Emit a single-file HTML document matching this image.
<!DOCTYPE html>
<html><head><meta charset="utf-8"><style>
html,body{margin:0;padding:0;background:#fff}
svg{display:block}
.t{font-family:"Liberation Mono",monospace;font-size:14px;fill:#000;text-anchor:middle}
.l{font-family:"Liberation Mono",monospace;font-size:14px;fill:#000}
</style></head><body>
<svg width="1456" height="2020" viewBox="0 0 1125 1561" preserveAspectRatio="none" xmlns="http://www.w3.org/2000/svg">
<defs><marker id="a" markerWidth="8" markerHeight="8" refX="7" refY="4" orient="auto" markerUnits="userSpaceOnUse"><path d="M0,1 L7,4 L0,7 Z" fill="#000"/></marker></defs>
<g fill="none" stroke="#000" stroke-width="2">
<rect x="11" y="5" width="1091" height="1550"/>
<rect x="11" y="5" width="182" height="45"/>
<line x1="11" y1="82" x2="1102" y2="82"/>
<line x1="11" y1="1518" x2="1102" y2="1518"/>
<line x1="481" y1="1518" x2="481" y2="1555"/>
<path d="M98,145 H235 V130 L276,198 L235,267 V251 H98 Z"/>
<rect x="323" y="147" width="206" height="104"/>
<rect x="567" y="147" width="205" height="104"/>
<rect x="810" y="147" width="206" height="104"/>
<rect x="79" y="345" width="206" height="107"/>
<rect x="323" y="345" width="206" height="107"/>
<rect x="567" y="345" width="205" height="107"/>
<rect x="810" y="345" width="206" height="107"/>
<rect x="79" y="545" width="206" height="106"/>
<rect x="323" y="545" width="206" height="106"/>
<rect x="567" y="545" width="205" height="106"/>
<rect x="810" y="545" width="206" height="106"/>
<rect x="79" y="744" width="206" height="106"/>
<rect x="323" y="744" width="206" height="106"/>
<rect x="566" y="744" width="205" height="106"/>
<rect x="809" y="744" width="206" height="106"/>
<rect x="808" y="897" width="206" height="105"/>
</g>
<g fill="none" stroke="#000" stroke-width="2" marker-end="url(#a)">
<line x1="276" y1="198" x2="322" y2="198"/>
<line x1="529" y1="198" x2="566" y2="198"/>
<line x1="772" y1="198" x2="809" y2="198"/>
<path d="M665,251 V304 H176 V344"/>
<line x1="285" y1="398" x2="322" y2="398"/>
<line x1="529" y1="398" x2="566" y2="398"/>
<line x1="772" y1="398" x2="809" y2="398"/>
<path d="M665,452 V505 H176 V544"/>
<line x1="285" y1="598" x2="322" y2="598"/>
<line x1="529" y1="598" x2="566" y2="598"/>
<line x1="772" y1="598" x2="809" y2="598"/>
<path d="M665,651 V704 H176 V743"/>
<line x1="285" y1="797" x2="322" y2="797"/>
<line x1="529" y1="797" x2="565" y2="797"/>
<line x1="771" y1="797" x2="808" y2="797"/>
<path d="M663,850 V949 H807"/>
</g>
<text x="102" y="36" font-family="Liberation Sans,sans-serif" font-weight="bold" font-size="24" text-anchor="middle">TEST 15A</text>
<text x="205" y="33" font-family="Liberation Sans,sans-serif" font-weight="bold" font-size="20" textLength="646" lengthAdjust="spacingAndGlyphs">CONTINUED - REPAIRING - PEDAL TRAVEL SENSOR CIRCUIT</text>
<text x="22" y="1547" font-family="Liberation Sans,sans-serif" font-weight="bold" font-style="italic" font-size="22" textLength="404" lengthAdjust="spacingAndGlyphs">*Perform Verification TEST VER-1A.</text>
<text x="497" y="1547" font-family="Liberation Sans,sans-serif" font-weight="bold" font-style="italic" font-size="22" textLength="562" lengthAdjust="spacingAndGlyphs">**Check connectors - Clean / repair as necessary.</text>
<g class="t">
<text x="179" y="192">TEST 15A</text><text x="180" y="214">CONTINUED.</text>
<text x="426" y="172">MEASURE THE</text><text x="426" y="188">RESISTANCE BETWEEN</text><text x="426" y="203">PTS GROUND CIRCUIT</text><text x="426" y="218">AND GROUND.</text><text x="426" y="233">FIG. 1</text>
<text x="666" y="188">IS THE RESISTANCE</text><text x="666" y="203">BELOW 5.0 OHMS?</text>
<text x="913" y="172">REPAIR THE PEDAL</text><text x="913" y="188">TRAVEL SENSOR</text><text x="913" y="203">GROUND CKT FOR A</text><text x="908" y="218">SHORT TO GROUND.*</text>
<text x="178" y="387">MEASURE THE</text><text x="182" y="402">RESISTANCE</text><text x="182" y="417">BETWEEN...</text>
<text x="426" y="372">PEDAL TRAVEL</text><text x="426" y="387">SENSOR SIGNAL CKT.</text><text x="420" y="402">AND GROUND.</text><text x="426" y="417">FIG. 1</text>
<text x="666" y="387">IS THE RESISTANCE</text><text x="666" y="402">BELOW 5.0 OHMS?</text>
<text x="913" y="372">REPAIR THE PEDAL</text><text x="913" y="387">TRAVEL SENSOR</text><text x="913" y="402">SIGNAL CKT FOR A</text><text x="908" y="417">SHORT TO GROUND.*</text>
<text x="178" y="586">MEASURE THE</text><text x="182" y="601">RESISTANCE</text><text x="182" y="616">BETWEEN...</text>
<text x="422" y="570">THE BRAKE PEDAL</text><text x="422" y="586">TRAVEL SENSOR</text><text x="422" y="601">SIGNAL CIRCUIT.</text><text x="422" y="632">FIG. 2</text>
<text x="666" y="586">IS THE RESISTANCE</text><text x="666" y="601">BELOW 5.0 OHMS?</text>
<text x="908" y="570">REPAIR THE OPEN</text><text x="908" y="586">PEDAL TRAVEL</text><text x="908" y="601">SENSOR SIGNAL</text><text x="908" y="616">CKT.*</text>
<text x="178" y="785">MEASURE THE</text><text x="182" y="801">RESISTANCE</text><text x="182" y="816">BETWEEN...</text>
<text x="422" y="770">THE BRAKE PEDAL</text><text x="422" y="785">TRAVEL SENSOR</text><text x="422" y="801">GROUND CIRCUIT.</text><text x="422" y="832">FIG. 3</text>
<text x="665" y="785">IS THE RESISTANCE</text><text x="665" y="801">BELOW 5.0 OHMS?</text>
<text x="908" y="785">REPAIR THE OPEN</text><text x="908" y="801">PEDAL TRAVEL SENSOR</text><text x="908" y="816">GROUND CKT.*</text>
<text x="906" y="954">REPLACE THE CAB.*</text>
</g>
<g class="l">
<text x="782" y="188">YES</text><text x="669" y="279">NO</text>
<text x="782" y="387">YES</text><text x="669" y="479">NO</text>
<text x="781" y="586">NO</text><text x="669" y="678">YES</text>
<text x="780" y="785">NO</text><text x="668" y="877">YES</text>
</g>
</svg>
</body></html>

[YOUR OBJECTIVE] Restate the data above exactly, keeping each word as it stands.

[EXERCISE ANSWER]
Emit a single-file HTML document matching this image.
<!DOCTYPE html>
<html><head><meta charset="utf-8"><style>
html,body{margin:0;padding:0;background:#fff}
svg{display:block}
.t{font-family:"Liberation Mono",monospace;font-size:14px;fill:#000;text-anchor:middle}
.l{font-family:"Liberation Mono",monospace;font-size:14px;fill:#000}
</style></head><body>
<svg width="1456" height="2020" viewBox="0 0 1125 1561" preserveAspectRatio="none" xmlns="http://www.w3.org/2000/svg">
<defs><marker id="a" markerWidth="8" markerHeight="8" refX="7" refY="4" orient="auto" markerUnits="userSpaceOnUse"><path d="M0,1 L7,4 L0,7 Z" fill="#000"/></marker></defs>
<g fill="none" stroke="#000" stroke-width="2">
<rect x="11" y="5" width="1091" height="1550"/>
<rect x="11" y="5" width="182" height="45"/>
<line x1="11" y1="82" x2="1102" y2="82"/>
<line x1="11" y1="1518" x2="1102" y2="1518"/>
<line x1="481" y1="1518" x2="481" y2="1555"/>
<path d="M98,145 H235 V130 L276,198 L235,267 V251 H98 Z"/>
<rect x="323" y="147" width="206" height="104"/>
<rect x="567" y="147" width="205" height="104"/>
<rect x="810" y="147" width="206" height="104"/>
<rect x="79" y="345" width="206" height="107"/>
<rect x="323" y="345" width="206" height="107"/>
<rect x="567" y="345" width="205" height="107"/>
<rect x="810" y="345" width="206" height="107"/>
<rect x="79" y="545" width="206" height="106"/>
<rect x="323" y="545" width="206" height="106"/>
<rect x="567" y="545" width="205" height="106"/>
<rect x="810" y="545" width="206" height="106"/>
<rect x="79" y="744" width="206" height="106"/>
<rect x="323" y="744" width="206" height="106"/>
<rect x="566" y="744" width="205" height="106"/>
<rect x="809" y="744" width="206" height="106"/>
<rect x="808" y="897" width="206" height="105"/>
</g>
<g fill="none" stroke="#000" stroke-width="2" marker-end="url(#a)">
<line x1="276" y1="198" x2="322" y2="198"/>
<line x1="529" y1="198" x2="566" y2="198"/>
<line x1="772" y1="198" x2="809" y2="198"/>
<path d="M665,251 V304 H176 V344"/>
<line x1="285" y1="398" x2="322" y2="398"/>
<line x1="529" y1="398" x2="566" y2="398"/>
<line x1="772" y1="398" x2="809" y2="398"/>
<path d="M665,452 V505 H176 V544"/>
<line x1="285" y1="598" x2="322" y2="598"/>
<line x1="529" y1="598" x2="566" y2="598"/>
<line x1="772" y1="598" x2="809" y2="598"/>
<path d="M665,651 V704 H176 V743"/>
<line x1="285" y1="797" x2="322" y2="797"/>
<line x1="529" y1="797" x2="565" y2="797"/>
<line x1="771" y1="797" x2="808" y2="797"/>
<path d="M663,850 V949 H807"/>
</g>
<text x="102" y="36" font-family="Liberation Sans,sans-serif" font-weight="bold" font-size="24" text-anchor="middle">TEST 15A</text>
<text x="205" y="33" font-family="Liberation Sans,sans-serif" font-weight="bold" font-size="20" textLength="646" lengthAdjust="spacingAndGlyphs">CONTINUED - REPAIRING - PEDAL TRAVEL SENSOR CIRCUIT</text>
<text x="22" y="1547" font-family="Liberation Sans,sans-serif" font-weight="bold" font-style="italic" font-size="22" textLength="404" lengthAdjust="spacingAndGlyphs">*Perform Verification TEST VER-1A.</text>
<text x="497" y="1547" font-family="Liberation Sans,sans-serif" font-weight="bold" font-style="italic" font-size="22" textLength="562" lengthAdjust="spacingAndGlyphs">**Check connectors - Clean / repair as necessary.</text>
<g class="t">
<text x="179" y="192">TEST 15A</text><text x="180" y="214">CONTINUED.</text>
<text x="426" y="172">MEASURE THE</text><text x="426" y="188">RESISTANCE BETWEEN</text><text x="426" y="203">PTS GROUND CIRCUIT</text><text x="426" y="218">AND GROUND.</text><text x="426" y="233">FIG. 1</text>
<text x="666" y="188">IS THE RESISTANCE</text><text x="666" y="203">BELOW 5.0 OHMS?</text>
<text x="913" y="172">REPAIR THE PEDAL</text><text x="913" y="188">TRAVEL SENSOR</text><text x="913" y="203">GROUND CKT FOR A</text><text x="908" y="218">SHORT TO GROUND.*</text>
<text x="178" y="387">MEASURE THE</text><text x="182" y="402">RESISTANCE</text><text x="182" y="417">BETWEEN...</text>
<text x="426" y="372">PEDAL TRAVEL</text><text x="426" y="387">SENSOR SIGNAL CKT.</text><text x="420" y="402">AND GROUND.</text><text x="426" y="417">FIG. 1</text>
<text x="666" y="387">IS THE RESISTANCE</text><text x="666" y="402">BELOW 5.0 OHMS?</text>
<text x="913" y="372">REPAIR THE PEDAL</text><text x="913" y="387">TRAVEL SENSOR</text><text x="913" y="402">SIGNAL CKT FOR A</text><text x="908" y="417">SHORT TO GROUND.*</text>
<text x="178" y="586">MEASURE THE</text><text x="182" y="601">RESISTANCE</text><text x="182" y="616">BETWEEN...</text>
<text x="422" y="570">THE BRAKE PEDAL</text><text x="422" y="586">TRAVEL SENSOR</text><text x="422" y="601">SIGNAL CIRCUIT.</text><text x="422" y="632">FIG. 2</text>
<text x="666" y="586">IS THE RESISTANCE</text><text x="666" y="601">BELOW 5.0 OHMS?</text>
<text x="908" y="570">REPAIR THE OPEN</text><text x="908" y="586">PEDAL TRAVEL</text><text x="908" y="601">SENSOR SIGNAL</text><text x="908" y="616">CKT.*</text>
<text x="178" y="785">MEASURE THE</text><text x="182" y="801">RESISTANCE</text><text x="182" y="816">BETWEEN...</text>
<text x="422" y="770">THE BRAKE PEDAL</text><text x="422" y="785">TRAVEL SENSOR</text><text x="422" y="801">GROUND CIRCUIT.</text><text x="422" y="832">FIG. 3</text>
<text x="665" y="785">IS THE RESISTANCE</text><text x="665" y="801">BELOW 5.0 OHMS?</text>
<text x="908" y="785">REPAIR THE OPEN</text><text x="908" y="801">PEDAL TRAVEL SENSOR</text><text x="908" y="816">GROUND CKT.*</text>
<text x="906" y="954">REPLACE THE CAB.*</text>
</g>
<g class="l">
<text x="782" y="188">YES</text><text x="669" y="279">NO</text>
<text x="782" y="387">YES</text><text x="669" y="479">NO</text>
<text x="781" y="586">NO</text><text x="669" y="678">YES</text>
<text x="780" y="785">NO</text><text x="668" y="877">YES</text>
</g>
</svg>
</body></html>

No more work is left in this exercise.